▶ DESCRIPTION OF THE TASK: Repeat the records below exactly, from the first line through the line containing "const yTicks = [30,40,50,60,70];", and leave out any pictures.

▶ RECORDS SHOWN:
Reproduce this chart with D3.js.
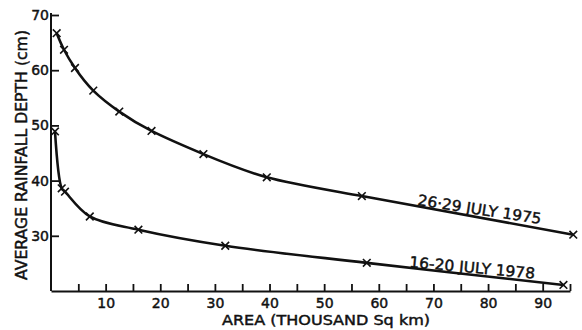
<!DOCTYPE html>
<html>
<head>
<meta charset="utf-8">
<script src="https://cdn.jsdelivr.net/npm/d3@7/dist/d3.min.js"></script>
<style>
  html, body { margin: 0; padding: 0; background: #fff; }
  svg { display: block; }
  text { font-family: "DejaVu Sans", sans-serif; fill: #111; stroke: #111; stroke-width: 0.45px; }
</style>
</head>
<body>
<svg id="chart" width="582" height="330"></svg>
<script>
// ---- data ----
const xTicks = [5,10,15,20,25,30,35,40,45,50,55,60,65,70,75,80,85,90,95];
const xLabels = [10,20,30,40,50,60,70,80,90];
const yTicks = [30,40,50,60,70];

const series1975Name = "26·29 JULY 1975";
const area1975 = [1.04, 2.38, 4.39, 7.74, 12.5, 18.4, 27.9, 39.5, 56.9, 95.6];
const depth1975 = [66.7, 63.7, 60.4, 56.3, 52.5, 49.0, 44.8, 40.6, 37.2, 30.2];

const series1978Name = "16-20 JULY 1978";
const area1978 = [0.73, 1.96, 2.56, 7.1, 16.0, 31.9, 57.8, 93.8];
const depth1978 = [48.9, 38.6, 38.0, 33.5, 31.1, 28.2, 25.1, 21.1];

const xTitle = "AREA (THOUSAND Sq km)";
const yTitle = "AVERAGE RAINFALL DEPTH (cm)";

// ---- drawing ----
const svg = d3.select("#chart");
const x = d3.scaleLinear().domain([0, 95]).range([51, 570]);
const y = d3.scaleLinear().domain([20, 70]).range([291, 15]);
const ink = "#111";

// x axis
const gx = svg.append("g").attr("transform", `translate(0,${y(20)})`)
  .call(d3.axisBottom(x).tickValues(xTicks).tickSizeInner(-7).tickSizeOuter(0).tickPadding(7)
    .tickFormat(d => xLabels.includes(d) ? String(d) : ""));
gx.select(".domain").attr("stroke", ink).attr("stroke-width", 2);
gx.selectAll(".tick line").attr("stroke", ink).attr("stroke-width", 1.8);
gx.selectAll(".tick text").attr("font-size", 14).attr("fill", ink)
  .attr("font-family", "DejaVu Sans");

// y axis
const gy = svg.append("g").attr("transform", `translate(${x(0)},0)`)
  .call(d3.axisLeft(y).tickValues(yTicks).tickSizeInner(-8).tickSizeOuter(0).tickPadding(2)
    .tickFormat(d3.format("d")));
gy.select(".domain").attr("stroke", ink).attr("stroke-width", 2).attr("d", `M0,${y(20)}V${y(70)-2}`);
gy.selectAll(".tick line").attr("stroke", ink).attr("stroke-width", 1.8);
gy.selectAll(".tick text").attr("font-size", 14).attr("fill", ink)
  .attr("font-family", "DejaVu Sans");

// titles
svg.append("text")
  .attr("x", 222).attr("y", 325)
  .attr("font-size", 14)
  .attr("textLength", 208).attr("lengthAdjust", "spacingAndGlyphs")
  .text(xTitle);
svg.append("text")
  .attr("transform", "translate(27,280) rotate(-90)")
  .attr("font-size", 16)
  .attr("textLength", 250).attr("lengthAdjust", "spacingAndGlyphs")
  .text(yTitle);

// series
const lineUpper = d3.line().x(d => x(d[0])).y(d => y(d[1])).curve(d3.curveNatural);
const lineLower = d3.line().x(d => x(d[0])).y(d => y(d[1])).curve(d3.curveCatmullRom.alpha(0.5));
const s1975 = area1975.map((a, i) => [a, depth1975[i]]);
const s1978 = area1978.map((a, i) => [a, depth1978[i]]);
const marker = d3.symbol().type(d3.symbolX).size(40);

[[s1975, lineUpper], [s1978, lineLower]].forEach(([s, ln]) => {
  svg.append("path").datum(s).attr("d", ln)
    .attr("fill", "none").attr("stroke", ink).attr("stroke-width", 2.6).attr("stroke-linejoin", "round");
  svg.append("g").selectAll("path").data(s).join("path")
    .attr("transform", d => `translate(${x(d[0])},${y(d[1])})`)
    .attr("d", marker).attr("fill", "none").attr("stroke", ink).attr("stroke-width", 1.6);
});

// series labels (rotated along the curves)
svg.append("text")
  .attr("transform", "translate(417,205) rotate(8.8)")
  .attr("font-size", 15)
  .attr("textLength", 125).attr("lengthAdjust", "spacingAndGlyphs")
  .text(series1975Name);
svg.append("text")
  .attr("transform", "translate(409,267) rotate(5.3)")
  .attr("font-size", 15)
  .attr("textLength", 126).attr("lengthAdjust", "spacingAndGlyphs")
  .text(series1978Name);
</script>
</body>
</html>
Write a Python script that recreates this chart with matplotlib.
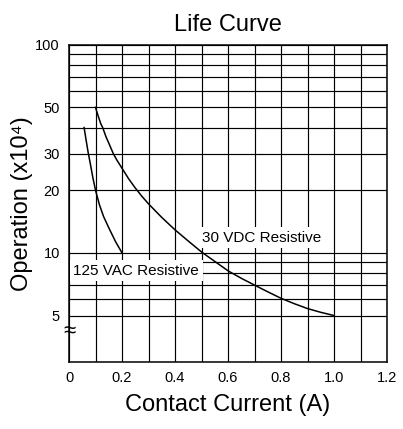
import matplotlib
matplotlib.use("Agg")
import matplotlib.pyplot as plt
from matplotlib.ticker import FixedLocator, FixedFormatter, NullFormatter
import matplotlib.transforms as mtransforms

plt.rcParams["font.family"] = ["Liberation Sans", "DejaVu Sans"]

# Values (operations in units of 10^4)
vdc_current = [0.10, 0.11, 0.12, 0.127, 0.14, 0.15, 0.167, 0.18, 0.20, 0.225,
               0.25, 0.275, 0.30, 0.35, 0.40, 0.45, 0.50, 0.55, 0.60, 0.65,
               0.70, 0.75, 0.80, 0.85, 0.90, 0.95, 1.0]
vdc_ops = [50, 45.5, 41.7, 40, 36, 33.7, 30, 28, 25.5, 22.7,
           20.5, 18.7, 17.2, 14.8, 12.9, 11.4, 10.1, 9.1, 8.2, 7.55,
           7.0, 6.5, 6.05, 5.7, 5.4, 5.18, 5.0]

vac_current = [0.057, 0.065, 0.073, 0.079, 0.09, 0.10, 0.115, 0.13, 0.15, 0.176, 0.20]
vac_ops = [40, 34.5, 30, 27.4, 23, 20, 17, 15.0, 13.2, 11.3, 10]

x_ticks = [0, 0.2, 0.4, 0.6, 0.8, 1.0, 1.2]
x_tick_labels = ["0", "0.2", "0.4", "0.6", "0.8", "1.0", "1.2"]
x_grid = [0.1 * i for i in range(13)]

y_ticks = [5, 10, 20, 30, 50, 100]
y_tick_labels = ["5", "10", "20", "30", "50", "100"]
y_grid = [5, 6, 7, 8, 9, 10, 20, 30, 40, 50, 60, 70, 80, 90, 100]

W, H = 403, 429
fig = plt.figure(figsize=(W / 100, H / 100), dpi=100)
ax = fig.add_axes([69 / W, 1 - 361.7 / H, (387 - 69) / W, (361.7 - 44.7) / H])

ax.set_yscale("log")
ax.set_xlim(0, 1.2)
ax.set_ylim(3, 100)

# grid lines
for gx in x_grid:
    ax.axvline(gx, color="black", lw=0.85, zorder=1)
for gy in y_grid:
    ax.axhline(gy, color="black", lw=0.85, zorder=1)

ax.plot(vdc_current, vdc_ops, color="black", lw=1.1, zorder=4)
ax.plot(vac_current, vac_ops, color="black", lw=1.1, zorder=4)

box = dict(facecolor="white", edgecolor="none", pad=2.5)
ax.text(0.5, 11.8, "30 VDC Resistive", fontsize=11, ha="left", va="center",
        bbox=box, zorder=3)
ax.text(0.016, 8.2, "125 VAC Resistive", fontsize=11, ha="left", va="center",
        bbox=box, zorder=3)

ax.yaxis.set_major_locator(FixedLocator(y_ticks))
ax.yaxis.set_major_formatter(FixedFormatter(y_tick_labels))
ax.yaxis.set_minor_formatter(NullFormatter())
ax.yaxis.set_minor_locator(FixedLocator([]))
ax.set_xticks(x_ticks)
ax.set_xticklabels(x_tick_labels)
ax.tick_params(axis="both", which="both", length=0, labelsize=10.5, pad=6.5)

for sp in ax.spines.values():
    sp.set_linewidth(1.1)
    sp.set_zorder(5)

# axis break mark on the left spine
trans = mtransforms.blended_transform_factory(ax.transAxes, ax.transData)
ax.text(0, 4.15, "≈", transform=trans, ha="center", va="center",
        fontsize=16, zorder=6, clip_on=False)

ax.set_title("Life Curve", fontsize=17, pad=10)
ax.set_xlabel("Contact Current (A)", fontsize=17, labelpad=7)
ax.set_ylabel("Operation (x10⁴)", fontsize=17, labelpad=2)

fig.savefig("out.png", dpi=100)
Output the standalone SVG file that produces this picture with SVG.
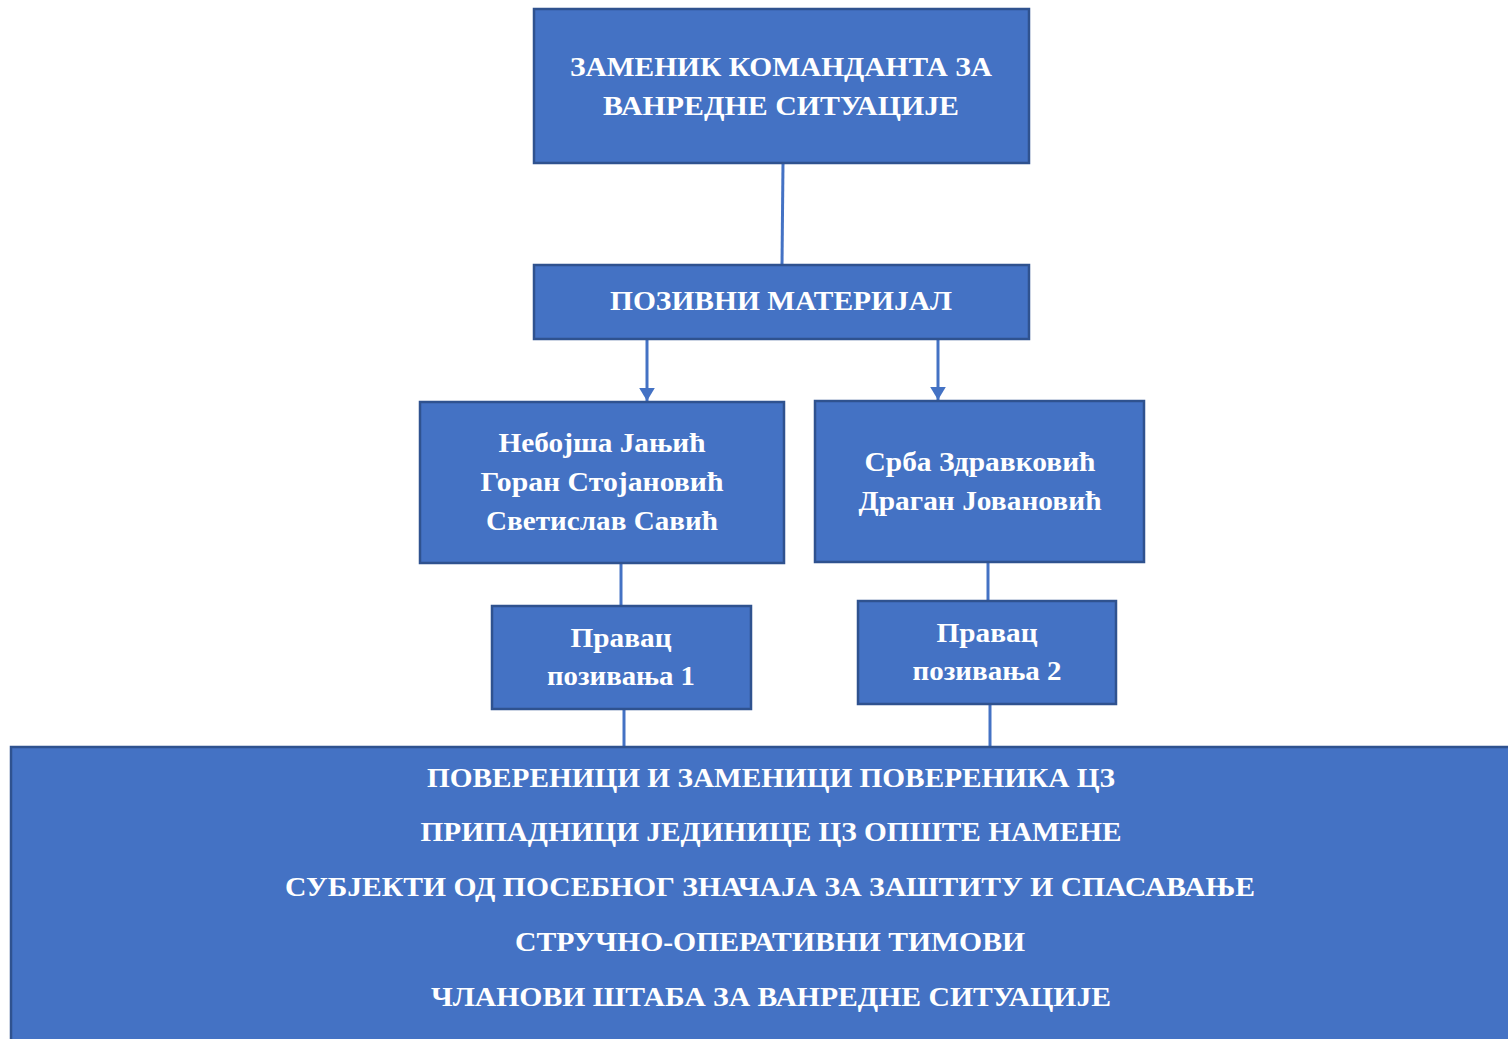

▶ COMPLETED EXERCISE:
Reproduce this chart with D3.js.
<!DOCTYPE html>
<html>
<head>
<meta charset="utf-8">
<script src="https://cdn.jsdelivr.net/npm/d3@7/dist/d3.min.js"></script>
<style>
  html, body { margin: 0; padding: 0; background: #fff; }
  svg { display: block; }
  text { font-family: "DejaVu Sans", sans-serif; fill: #111; stroke: #111; stroke-width: 0.45px; }
</style>
</head>
<body>
<svg id="chart" width="582" height="330"></svg>
<script>
// ---- data ----
const xTicks = [5,10,15,20,25,30,35,40,45,50,55,60,65,70,75,80,85,90,95];
const xLabels = [10,20,30,40,50,60,70,80,90];
const yTicks = [30,40,50,60,70];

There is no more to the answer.